Yeni CHP nedir? Kemal Kılıçdaroğlu ile birlikte ilk değişiklik, “mobil lider” görüntüsüdür.
Kılıçdaroğlu genel başkan seçildiği günden bu yana Türkiye’yi dolaşıyor.
İl il, ilçe ilçe, mahalle mahalle...
Halkla iletişimi “göz göze” ve “dokunarak...”
Yakın çevresi de onun bu yöntemini uygulamakta.
“Avare kasnak” değil, bilinçli bir “bayrak gösterme” eylemi bu.
“CHP var ve ayağınıza geliyoruz işte” mesajı bu.
Hareketin ürettiği enerji hissediliyor.
Kılıçdaroğlu “CHP’nin hiç girmediği” coğrafyalara da uzandı.
Özellikle bir zamanlar CHP’nin kalesi olan ama zamanla elinden kayan Güneydoğu’ya gezileri zemin yapmaya başladı.
“Etnik” damardan BDP, “ırk değil ümmet” damarından AK Parti arasında alan bulmak zor ama bu ikisinin dışında seçenek arayan kesimler CHP’ye sıcak bakıyor olabilir.
YENİ MERKEZ
Kılıçdaroğlu ile “Yeni CHP” seçmendeki “eksen kaymasına” teşhis koymuş görünüyor.

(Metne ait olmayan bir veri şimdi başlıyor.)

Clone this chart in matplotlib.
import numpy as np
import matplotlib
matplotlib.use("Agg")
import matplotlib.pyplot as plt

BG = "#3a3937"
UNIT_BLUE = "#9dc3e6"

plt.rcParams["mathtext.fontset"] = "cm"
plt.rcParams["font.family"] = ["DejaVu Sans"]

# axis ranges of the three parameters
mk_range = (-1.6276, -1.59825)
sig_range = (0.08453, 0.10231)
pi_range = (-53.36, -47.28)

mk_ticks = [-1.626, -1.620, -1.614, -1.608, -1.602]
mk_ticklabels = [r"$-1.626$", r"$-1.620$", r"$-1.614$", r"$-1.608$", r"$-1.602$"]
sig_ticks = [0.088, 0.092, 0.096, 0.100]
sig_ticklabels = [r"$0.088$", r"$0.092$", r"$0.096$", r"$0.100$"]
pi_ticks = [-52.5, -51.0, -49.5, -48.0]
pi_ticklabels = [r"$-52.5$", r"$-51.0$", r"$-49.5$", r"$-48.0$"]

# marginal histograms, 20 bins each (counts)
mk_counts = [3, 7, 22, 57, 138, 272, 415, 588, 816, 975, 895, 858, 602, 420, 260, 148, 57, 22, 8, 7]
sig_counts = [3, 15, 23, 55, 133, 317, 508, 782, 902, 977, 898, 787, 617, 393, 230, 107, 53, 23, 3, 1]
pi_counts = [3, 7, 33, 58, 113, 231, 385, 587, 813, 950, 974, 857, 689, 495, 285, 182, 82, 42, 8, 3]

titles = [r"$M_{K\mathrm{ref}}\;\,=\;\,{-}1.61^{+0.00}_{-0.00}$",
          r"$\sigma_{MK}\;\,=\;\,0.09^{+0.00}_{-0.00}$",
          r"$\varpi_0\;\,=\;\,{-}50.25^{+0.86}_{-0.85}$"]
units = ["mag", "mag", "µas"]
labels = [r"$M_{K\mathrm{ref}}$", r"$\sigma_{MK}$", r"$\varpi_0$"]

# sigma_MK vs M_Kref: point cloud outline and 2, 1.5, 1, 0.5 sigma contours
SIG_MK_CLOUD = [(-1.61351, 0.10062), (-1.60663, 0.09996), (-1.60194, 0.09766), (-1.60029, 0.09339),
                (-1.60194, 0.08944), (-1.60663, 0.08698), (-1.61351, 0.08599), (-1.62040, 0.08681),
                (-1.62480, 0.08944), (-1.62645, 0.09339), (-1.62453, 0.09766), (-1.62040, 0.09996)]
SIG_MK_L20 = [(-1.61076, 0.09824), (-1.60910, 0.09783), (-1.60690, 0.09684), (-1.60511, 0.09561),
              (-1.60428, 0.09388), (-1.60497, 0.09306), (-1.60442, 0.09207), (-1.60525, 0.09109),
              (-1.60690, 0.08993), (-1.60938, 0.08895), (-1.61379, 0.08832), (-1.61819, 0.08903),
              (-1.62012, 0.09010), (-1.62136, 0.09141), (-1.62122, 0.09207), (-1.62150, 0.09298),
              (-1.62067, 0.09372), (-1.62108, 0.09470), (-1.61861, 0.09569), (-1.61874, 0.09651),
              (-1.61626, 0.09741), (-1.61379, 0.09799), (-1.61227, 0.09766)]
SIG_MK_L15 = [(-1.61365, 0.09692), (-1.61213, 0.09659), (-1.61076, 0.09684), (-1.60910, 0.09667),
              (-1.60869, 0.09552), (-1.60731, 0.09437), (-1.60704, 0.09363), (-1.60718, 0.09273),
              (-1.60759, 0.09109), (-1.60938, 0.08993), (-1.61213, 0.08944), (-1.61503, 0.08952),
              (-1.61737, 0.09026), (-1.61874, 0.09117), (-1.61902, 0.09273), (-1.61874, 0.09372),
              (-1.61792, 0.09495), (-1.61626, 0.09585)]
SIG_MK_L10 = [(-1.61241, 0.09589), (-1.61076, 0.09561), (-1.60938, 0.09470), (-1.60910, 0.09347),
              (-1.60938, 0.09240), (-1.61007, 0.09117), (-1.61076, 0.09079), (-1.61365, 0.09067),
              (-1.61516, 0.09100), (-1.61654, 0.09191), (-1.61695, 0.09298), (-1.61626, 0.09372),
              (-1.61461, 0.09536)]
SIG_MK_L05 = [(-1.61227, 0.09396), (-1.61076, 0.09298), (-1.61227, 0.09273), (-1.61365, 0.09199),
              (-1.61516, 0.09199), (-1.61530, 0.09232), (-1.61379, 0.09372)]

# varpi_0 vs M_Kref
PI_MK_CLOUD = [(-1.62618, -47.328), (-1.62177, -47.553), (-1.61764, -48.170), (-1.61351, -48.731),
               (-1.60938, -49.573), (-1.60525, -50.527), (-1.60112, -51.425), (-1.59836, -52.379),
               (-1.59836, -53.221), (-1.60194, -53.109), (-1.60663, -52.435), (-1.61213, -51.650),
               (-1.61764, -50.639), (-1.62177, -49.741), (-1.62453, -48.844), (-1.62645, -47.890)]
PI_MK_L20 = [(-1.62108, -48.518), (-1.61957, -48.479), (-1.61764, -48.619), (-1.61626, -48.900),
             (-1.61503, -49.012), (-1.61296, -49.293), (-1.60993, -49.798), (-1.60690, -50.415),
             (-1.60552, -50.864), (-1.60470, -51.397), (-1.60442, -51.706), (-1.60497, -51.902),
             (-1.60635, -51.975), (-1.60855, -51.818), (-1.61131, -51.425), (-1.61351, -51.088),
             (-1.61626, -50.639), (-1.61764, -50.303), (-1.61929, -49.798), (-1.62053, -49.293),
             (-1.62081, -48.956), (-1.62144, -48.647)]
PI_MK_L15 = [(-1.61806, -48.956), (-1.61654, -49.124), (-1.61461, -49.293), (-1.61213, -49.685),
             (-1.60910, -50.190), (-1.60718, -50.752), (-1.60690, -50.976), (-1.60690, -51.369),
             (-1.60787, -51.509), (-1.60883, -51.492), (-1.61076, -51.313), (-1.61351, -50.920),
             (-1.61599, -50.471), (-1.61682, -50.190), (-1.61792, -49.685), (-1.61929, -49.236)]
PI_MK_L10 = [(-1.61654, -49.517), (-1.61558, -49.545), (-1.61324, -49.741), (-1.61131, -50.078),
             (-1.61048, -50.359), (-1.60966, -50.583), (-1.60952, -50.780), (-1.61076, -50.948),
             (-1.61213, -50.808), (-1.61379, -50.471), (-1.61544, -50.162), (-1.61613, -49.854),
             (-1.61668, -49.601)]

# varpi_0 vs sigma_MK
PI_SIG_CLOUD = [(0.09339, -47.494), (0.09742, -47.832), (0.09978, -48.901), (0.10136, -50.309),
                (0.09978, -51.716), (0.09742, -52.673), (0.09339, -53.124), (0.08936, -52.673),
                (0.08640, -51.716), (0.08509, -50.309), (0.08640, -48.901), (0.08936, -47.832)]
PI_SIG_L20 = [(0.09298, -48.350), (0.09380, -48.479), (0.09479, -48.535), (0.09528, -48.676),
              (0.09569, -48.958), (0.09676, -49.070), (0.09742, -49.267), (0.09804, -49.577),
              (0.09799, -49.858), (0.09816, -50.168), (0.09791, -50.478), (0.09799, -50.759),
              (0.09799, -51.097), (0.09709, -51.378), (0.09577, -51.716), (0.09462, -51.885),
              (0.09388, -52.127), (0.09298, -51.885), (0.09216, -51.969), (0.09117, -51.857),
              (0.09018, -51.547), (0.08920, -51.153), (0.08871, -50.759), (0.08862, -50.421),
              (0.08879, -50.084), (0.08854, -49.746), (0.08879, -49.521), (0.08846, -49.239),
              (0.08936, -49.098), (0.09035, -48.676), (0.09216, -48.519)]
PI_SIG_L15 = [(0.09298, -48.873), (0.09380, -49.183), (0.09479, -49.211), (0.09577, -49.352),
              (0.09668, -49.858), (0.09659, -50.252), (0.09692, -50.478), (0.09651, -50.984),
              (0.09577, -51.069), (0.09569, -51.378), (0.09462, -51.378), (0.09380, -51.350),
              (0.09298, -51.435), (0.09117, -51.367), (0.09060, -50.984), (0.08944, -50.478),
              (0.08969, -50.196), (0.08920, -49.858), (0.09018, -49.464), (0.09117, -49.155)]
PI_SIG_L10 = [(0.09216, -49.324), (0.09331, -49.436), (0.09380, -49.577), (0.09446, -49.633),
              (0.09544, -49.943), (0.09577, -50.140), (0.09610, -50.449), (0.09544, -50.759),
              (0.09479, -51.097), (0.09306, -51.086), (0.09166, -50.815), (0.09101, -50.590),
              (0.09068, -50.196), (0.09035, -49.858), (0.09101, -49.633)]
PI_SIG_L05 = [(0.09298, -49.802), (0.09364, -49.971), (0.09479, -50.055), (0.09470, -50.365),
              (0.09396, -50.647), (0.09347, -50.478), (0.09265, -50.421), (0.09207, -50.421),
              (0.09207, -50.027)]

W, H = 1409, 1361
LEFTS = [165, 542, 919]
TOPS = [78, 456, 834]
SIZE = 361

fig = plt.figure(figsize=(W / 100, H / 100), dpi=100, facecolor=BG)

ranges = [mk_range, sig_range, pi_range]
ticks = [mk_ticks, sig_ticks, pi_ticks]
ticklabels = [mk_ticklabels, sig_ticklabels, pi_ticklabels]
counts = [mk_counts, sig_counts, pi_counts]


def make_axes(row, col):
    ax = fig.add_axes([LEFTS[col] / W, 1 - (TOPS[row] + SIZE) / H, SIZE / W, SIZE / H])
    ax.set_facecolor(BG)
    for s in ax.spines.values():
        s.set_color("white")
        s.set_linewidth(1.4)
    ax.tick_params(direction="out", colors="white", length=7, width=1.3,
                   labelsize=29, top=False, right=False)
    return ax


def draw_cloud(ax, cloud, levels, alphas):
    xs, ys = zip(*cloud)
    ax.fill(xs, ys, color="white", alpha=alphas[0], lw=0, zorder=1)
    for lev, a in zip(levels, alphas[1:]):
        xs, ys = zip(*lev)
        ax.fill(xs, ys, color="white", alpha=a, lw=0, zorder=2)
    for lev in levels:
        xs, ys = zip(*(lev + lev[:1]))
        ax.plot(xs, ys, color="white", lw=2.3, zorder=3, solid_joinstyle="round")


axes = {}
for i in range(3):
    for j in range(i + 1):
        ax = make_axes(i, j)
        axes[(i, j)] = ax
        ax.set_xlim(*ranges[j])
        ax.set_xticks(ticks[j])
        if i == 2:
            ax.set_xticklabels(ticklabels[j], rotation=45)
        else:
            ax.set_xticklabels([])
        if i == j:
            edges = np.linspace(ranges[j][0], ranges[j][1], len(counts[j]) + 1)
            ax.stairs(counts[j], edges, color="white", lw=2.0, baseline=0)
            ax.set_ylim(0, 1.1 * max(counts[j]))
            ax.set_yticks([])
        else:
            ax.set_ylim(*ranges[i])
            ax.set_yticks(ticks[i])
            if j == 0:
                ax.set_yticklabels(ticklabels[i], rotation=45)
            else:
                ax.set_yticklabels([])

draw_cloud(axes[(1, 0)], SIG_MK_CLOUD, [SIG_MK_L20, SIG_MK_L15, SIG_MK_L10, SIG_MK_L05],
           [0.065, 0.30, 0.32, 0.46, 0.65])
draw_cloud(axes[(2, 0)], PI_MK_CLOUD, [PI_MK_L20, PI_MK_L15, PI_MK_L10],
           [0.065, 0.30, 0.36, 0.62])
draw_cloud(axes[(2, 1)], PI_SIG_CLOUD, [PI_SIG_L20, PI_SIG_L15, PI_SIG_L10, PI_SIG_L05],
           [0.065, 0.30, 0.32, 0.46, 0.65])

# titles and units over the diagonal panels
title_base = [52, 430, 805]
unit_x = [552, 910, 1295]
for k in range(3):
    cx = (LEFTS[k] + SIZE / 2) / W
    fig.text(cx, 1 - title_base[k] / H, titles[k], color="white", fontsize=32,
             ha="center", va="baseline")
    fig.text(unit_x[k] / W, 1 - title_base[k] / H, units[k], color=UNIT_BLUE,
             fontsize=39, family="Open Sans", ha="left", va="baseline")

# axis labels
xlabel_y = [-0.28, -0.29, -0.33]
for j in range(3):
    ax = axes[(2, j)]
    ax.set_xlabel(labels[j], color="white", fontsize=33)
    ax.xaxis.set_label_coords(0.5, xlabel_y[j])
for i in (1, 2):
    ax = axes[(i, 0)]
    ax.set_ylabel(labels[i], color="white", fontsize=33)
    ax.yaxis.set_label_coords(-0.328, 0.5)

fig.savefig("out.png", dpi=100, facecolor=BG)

Siyasette “merkez” daha sağa kaymıştır.
CHP’nin “orta sol” konumunu bu yeni “merkez” koordinatlarına göre güncelleyerek tanımlamış.
Aday listelerinde yadırgananlar ve “bunlar düpedüz sağcı, sosyal demokrat partide ne işleri var” tepkilerine hedef alınanlara bir de bu açıdan bakılmalı.
Benim de “olmadı” diye düşündüğüm birkaç isim dışında diğerleri “merkezin” güncellenmiş yeni tanımıyla yorumlanmalı.
Sadece bazı adaylar değil, başka tavırlar da eksen kaymasının sonucu olarak görülmeli.
“Başörtüsüyle yükseköğrenim...
Laikçi olmayan laik duruş...
Cemaatler karşısında köşeli olmamak...”
Siyaset tartışmalarını bunlara odaklı olmaktan çıkararak CHP önyargı bariyerine takılmamayı hedefliyor.
PROJE ÇANTASI
Kılıçdaroğlu ile birlikte CHP topluma somut ve çekici projeler sunuyor.
Bu da yeni.
“Aile sigortası, yeni askerlik modeli” gibi toplumun geniş kesimlerinde ilgi uyandıran vaatler ses getirmekte.
AK Parti’nin orantısız tepkileri bu projelerin promosyonu oldu.
Topluma ulaşımı yaydı.
Ses getirecek başka projelerin olduğu izlenimlerini aldım.
AK Parti’nin gündemine sadece “HAYIR” modeli muhalefetten kendi gündemini dayatan CHP’ye geçiş bu.
SİYASET MİTOLOJİSİ
Ancak...
Amacını aşan söylemler, gereksiz kuşkular üreten sahiplenmeler, ne eksen kayması nedeniyle “yeni” merkez tanımıyla bile izah edilemeyecek bazı aday isimleri, CHP’ye önemli katkıları olabilecek -Ercan Karakaş, Hikmet Çetin, Murat Karayalçın gibi- değerlerin dışarıda bırakılması, Kürt ve Alevi sorunlarında ay ışığı gibi solgun kalınması, ortalığı hallaç pamuğu gibi atan birkaç dosya yokluğu.
Sonu belli bir seçimin yavaş gösterilen bir film gibi sıkıcı olacağı da görünüyor.
CHP’ye yüzde 42 oy kazandıran, en büyük parti yapan “Ecevit” olayını başından sonuna gazeteci olarak izledim.
Ecevit rüzgârı Türkiye’nin tozunu alıyordu.
“Karaoğlan” siyaset mitolojisinde efsane oldu.
Öyle bir heyecan var mı?
Dalga dalga kabarıyor mu Türkiye insanı?
Liderinin rantını toplayan seçim sonuçlarından emin başarıya doymuş bir AK Parti ve yüzde 30’un üstüne çoktan razı bir CHP...
Belki milletvekillerinin yüzde 60’ı çizik yediği için yeni adaylar ağır havaya esintiler getirebilir ama o da ne kadar?